At the same time, the total number of pantry patrons seemingly has increased in inverse proportion to the declining state of the economy.]
My experience at “Good Hope” is not satisfying on a personal level; often it is more like a chore. I don’t derive any “feel good” from it. And I am about as cynical today as I ever have been.
In these posts I have mentioned more than once that my sweet wife Lee was unfailingly kind. Family, friends, co-workers, neighbors, complete strangers, it did not matter to Lee. She probably was the kindest person I have known. And though we had much in common, we were not much alike in this one important way.
[I just guess the more things change, the more they stay the same.]

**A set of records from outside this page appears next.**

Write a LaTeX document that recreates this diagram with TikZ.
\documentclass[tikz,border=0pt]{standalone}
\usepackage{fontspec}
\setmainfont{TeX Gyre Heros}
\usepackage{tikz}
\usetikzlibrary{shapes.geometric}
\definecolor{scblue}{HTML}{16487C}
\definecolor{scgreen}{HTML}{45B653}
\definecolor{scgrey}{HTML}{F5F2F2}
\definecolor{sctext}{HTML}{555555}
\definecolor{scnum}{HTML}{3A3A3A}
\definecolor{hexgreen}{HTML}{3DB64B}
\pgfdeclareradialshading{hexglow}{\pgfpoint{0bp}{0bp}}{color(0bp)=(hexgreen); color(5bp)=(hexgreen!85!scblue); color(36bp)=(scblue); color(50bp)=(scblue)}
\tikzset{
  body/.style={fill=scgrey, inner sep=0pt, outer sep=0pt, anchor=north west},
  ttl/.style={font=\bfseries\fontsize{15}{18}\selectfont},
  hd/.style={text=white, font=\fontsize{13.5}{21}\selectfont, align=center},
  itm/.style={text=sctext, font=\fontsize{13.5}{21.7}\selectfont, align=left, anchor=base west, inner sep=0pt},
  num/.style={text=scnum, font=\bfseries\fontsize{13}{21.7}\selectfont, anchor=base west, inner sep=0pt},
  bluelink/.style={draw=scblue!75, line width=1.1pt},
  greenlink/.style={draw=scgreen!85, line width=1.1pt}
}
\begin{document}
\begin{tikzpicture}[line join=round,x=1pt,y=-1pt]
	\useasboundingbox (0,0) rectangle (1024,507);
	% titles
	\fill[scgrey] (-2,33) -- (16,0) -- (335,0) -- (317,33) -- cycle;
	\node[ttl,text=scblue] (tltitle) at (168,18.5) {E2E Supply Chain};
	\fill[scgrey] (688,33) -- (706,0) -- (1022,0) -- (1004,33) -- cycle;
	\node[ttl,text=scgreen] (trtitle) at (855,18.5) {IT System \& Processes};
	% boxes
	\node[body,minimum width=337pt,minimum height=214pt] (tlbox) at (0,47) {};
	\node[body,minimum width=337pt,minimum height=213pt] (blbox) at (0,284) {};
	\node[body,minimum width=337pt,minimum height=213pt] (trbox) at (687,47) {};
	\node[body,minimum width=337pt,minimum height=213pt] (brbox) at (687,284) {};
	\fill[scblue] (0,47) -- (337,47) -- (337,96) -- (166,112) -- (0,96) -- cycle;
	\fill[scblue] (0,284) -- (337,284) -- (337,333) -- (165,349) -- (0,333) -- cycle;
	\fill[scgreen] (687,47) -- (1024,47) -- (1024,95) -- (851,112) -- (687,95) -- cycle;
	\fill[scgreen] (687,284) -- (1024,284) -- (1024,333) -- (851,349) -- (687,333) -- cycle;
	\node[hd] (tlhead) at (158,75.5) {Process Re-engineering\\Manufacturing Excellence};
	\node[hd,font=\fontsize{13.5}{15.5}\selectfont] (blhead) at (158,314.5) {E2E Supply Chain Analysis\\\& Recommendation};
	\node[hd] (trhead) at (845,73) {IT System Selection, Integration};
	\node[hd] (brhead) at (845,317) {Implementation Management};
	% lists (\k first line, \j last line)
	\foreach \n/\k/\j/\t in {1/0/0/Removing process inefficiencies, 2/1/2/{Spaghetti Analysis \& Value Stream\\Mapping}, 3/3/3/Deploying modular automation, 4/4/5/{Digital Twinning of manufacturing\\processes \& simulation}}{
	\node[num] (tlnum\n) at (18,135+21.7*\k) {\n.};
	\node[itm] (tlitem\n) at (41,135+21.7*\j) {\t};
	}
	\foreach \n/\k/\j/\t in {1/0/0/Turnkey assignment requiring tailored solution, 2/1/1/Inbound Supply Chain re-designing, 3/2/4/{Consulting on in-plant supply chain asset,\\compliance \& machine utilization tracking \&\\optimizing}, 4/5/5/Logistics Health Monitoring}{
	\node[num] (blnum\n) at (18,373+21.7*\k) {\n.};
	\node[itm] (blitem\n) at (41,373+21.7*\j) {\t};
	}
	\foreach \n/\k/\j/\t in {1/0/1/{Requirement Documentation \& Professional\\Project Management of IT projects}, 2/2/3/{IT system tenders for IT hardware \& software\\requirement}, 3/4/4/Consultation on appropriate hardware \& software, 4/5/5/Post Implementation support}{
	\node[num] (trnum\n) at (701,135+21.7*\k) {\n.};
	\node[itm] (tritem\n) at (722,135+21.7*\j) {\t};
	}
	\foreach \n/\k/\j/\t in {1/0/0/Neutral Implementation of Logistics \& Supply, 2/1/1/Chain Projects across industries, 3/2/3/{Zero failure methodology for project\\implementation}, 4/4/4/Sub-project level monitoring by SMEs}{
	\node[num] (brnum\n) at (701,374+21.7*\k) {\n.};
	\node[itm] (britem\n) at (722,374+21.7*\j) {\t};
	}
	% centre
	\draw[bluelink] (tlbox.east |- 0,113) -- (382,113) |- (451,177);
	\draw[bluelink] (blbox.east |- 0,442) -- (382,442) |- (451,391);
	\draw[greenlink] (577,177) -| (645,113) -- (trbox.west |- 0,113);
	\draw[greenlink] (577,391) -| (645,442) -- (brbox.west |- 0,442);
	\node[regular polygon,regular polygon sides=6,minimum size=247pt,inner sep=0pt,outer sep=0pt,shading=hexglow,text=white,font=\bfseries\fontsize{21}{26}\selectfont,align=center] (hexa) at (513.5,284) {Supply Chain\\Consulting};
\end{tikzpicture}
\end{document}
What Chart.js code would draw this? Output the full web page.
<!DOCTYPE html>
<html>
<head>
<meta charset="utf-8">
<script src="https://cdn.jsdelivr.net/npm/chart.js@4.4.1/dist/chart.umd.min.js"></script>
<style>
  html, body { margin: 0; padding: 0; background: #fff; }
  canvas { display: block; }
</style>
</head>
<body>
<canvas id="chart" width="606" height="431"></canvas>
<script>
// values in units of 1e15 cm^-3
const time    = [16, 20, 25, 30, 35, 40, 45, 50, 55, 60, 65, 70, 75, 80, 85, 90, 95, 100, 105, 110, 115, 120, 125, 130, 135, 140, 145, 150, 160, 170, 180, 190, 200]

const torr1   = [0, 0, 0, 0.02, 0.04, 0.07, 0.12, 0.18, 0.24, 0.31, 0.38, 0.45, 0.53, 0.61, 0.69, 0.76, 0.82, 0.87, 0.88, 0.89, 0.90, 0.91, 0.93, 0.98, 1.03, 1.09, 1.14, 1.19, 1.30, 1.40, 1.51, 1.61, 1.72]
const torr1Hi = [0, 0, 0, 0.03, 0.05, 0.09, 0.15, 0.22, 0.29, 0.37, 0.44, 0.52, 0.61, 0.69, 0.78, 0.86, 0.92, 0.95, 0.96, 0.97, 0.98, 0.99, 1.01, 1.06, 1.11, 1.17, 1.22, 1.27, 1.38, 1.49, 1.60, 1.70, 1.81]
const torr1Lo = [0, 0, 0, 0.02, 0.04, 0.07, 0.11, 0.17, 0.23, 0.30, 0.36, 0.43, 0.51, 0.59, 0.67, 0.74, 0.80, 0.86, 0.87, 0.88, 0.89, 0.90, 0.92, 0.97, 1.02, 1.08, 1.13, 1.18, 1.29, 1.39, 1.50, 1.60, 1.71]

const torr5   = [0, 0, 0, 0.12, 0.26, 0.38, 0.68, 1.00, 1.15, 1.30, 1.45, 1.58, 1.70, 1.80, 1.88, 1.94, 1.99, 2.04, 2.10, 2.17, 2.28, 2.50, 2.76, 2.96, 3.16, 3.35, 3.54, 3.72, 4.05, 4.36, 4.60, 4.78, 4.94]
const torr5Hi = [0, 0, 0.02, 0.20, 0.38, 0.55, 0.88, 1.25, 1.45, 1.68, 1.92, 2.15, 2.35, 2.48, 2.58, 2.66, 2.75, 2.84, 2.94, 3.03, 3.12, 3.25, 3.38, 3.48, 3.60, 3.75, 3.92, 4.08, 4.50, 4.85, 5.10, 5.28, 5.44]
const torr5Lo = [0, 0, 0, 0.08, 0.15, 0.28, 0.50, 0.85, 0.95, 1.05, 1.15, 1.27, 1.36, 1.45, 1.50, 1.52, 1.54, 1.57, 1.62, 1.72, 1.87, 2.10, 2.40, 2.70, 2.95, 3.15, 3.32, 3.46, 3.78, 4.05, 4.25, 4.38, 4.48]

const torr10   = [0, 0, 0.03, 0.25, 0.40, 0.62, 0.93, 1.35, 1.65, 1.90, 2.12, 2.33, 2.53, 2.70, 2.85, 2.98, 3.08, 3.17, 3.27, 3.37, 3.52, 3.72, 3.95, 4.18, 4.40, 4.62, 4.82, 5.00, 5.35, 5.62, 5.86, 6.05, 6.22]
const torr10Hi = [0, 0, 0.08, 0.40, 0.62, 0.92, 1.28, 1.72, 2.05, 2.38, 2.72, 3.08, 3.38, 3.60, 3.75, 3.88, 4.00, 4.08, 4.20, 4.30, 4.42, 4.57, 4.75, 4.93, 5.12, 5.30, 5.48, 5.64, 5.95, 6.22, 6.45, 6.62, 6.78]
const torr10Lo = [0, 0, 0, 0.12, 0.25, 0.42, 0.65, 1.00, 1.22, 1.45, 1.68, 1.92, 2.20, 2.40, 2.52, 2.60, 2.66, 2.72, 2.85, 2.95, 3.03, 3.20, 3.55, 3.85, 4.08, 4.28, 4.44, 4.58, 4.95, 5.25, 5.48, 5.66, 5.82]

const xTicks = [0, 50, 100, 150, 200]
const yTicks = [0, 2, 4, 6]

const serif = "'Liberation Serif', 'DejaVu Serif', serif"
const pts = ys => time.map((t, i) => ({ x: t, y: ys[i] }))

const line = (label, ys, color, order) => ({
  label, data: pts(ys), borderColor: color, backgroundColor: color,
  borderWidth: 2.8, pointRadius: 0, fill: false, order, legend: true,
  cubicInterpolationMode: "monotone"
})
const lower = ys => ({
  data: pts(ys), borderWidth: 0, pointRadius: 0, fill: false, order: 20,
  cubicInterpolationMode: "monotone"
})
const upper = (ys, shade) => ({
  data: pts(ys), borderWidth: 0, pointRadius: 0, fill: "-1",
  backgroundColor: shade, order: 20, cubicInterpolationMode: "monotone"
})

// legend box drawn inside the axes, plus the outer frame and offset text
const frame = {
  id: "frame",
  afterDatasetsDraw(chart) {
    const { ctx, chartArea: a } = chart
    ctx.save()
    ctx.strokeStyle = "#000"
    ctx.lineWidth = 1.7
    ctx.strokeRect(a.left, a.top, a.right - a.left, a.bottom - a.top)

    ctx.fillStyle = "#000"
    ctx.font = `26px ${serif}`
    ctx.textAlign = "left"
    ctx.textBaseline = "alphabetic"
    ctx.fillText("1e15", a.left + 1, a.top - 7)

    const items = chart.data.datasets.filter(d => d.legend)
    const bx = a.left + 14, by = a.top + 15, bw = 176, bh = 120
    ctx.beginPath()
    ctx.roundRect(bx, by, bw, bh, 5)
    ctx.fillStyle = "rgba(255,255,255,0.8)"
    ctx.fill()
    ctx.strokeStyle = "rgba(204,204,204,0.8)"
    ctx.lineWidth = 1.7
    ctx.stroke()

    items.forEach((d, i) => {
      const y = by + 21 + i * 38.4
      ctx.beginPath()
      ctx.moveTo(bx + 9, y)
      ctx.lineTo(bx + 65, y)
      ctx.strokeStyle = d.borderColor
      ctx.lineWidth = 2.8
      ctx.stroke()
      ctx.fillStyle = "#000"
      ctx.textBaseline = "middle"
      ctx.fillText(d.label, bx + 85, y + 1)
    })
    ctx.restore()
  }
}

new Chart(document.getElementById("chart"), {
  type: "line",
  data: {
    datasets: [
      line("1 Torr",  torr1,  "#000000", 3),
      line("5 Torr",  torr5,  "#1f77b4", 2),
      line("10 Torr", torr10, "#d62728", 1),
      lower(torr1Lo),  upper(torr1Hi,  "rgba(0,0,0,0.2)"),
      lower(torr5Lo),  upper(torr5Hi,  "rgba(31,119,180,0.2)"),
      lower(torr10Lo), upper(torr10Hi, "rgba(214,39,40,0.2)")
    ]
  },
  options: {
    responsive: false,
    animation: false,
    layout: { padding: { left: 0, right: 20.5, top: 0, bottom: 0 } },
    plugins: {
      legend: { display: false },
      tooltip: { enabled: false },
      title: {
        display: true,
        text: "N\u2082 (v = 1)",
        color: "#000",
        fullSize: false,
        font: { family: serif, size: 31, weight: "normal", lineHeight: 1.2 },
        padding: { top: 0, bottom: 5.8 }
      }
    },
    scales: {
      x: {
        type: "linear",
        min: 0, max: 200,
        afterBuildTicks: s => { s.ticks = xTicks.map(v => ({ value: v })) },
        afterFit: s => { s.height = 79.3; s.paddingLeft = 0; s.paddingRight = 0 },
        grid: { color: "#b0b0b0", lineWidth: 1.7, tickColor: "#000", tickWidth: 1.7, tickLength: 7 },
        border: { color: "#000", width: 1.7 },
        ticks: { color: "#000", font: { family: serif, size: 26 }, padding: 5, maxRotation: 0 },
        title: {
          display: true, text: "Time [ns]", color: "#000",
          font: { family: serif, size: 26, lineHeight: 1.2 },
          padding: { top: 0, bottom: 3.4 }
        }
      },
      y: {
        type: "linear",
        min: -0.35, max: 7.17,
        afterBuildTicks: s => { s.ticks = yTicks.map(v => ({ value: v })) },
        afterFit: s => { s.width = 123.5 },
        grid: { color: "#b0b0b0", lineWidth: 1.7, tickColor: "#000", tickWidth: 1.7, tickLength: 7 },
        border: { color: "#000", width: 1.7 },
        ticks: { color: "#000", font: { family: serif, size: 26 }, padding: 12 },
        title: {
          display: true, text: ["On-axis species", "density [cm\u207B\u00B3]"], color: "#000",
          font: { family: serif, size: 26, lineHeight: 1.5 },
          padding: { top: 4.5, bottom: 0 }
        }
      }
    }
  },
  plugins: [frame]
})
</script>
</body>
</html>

Keeping our loved ones alive in our hearts and in our minds comes with the widower territory: grief’s sudden and unexpected sting; a spontaneous quiet smile, even audible laughter that occasionally bubbles up from a happy memory of a life together; holding close those solemn or special days or occasions when he or she is still the center your attentions. These experiences and feelings are unavoidable, they are sentiments most of us share. I have no insights to impart.
I would only tell you that in my case, I volunteer at the Good Hope pantry on Thursday mornings to honor Lee precisely because this is an activity I otherwise probably would not engage in on my own. There could be other choices. Accomplish something that you know your deceased love would have approved of in life, stretch your own perceived limitations, grow your wealth of prior experiences, do the unexpected, do something that is completely out of character for you, but perfectly consistent with the best qualities you remember about a husband, a wife, even a child.
Honor the dear departed. What more fitting way could there possibly be for us, their living survivors, to maintain them?